Jakarta – Sole top cop candidate Comr. Gen. Tito Karnavian has opposed legal plans for a new external unit overseeing the police's antiterrorism squad, saying current supervision is sufficient and only needs to be tightened.
Growing calls for such an oversight body has been made by activists, who have alleged that operations by the National Police's antiterrorism squad Densus 88 have been rife with human rights abuses.
Provisions on the formation of such an independent unit have been taken into account by House of Representatives lawmakers, who have been deliberating revisions to the 2003 antiterrorism law.
"Most of the political party factions want stricter supervision of Densus 88 operations," Great Indonesia Movement (Gerindra) party politician Muhammad Syafi'i, who chairs the House special committee for the antiterrorism bill revision, told Tito during a fit-and-proper test for his nomination on Thursday (23/06).
Responding to the plans, the current National Counterterrorism Agency chief said: "The current mechanism now in place and enough. It now depends on how we intensify the supervision."

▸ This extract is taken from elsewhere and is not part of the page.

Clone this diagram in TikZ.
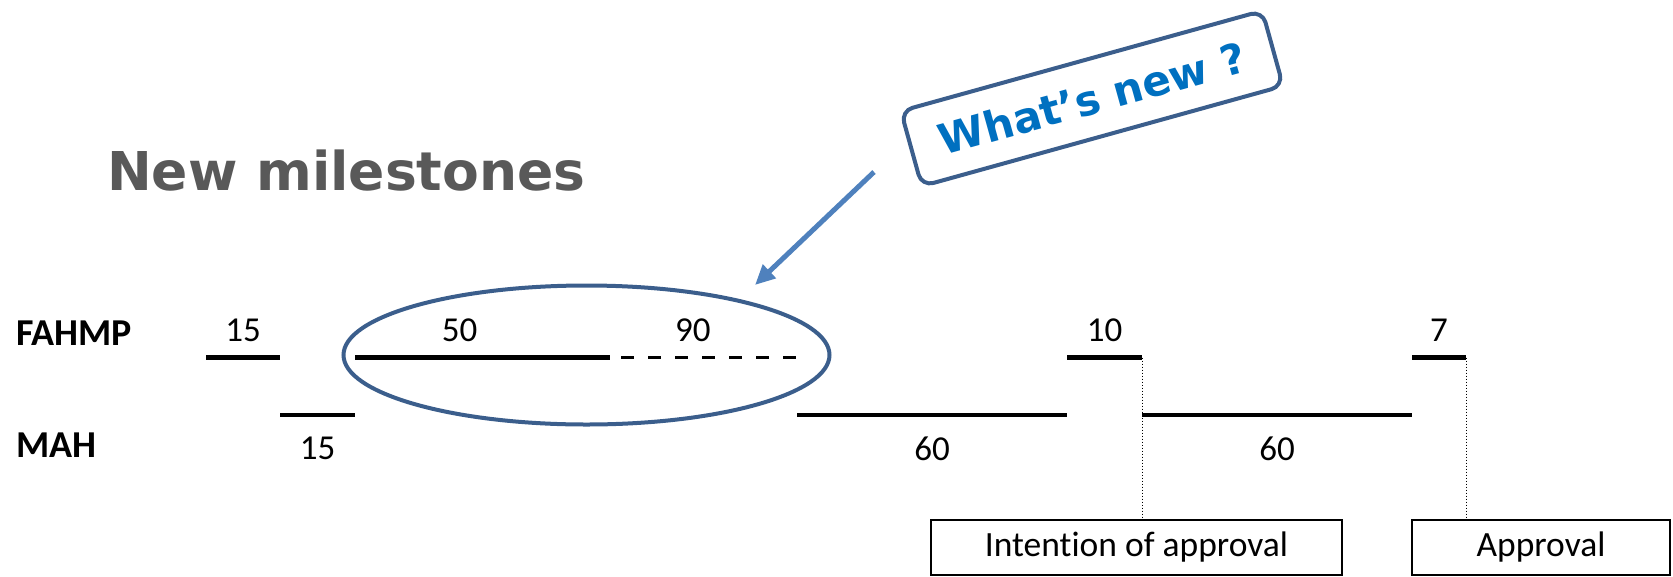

Densus 88 is currently overseen internally by the National Police's general supervision division and the internal affairs division, as well as externally by the National Police Commission and the National Commission on Human Rights. The national police also has guidance written for each members, including the antiterrorism squad in a so-called-human-rights handbook.
"I will instruct the internal affairs division straight away to investigate once there is an allegation of abuse," Tito told House lawmakers, who later approved his nomination to replace retiring Gen. Badrodin Haiti.
The former Densus 88 chief also said he will team up with the National Commission on Human Rights to run programs aimed at upgrading the understanding his subordinates on the principles of human rights.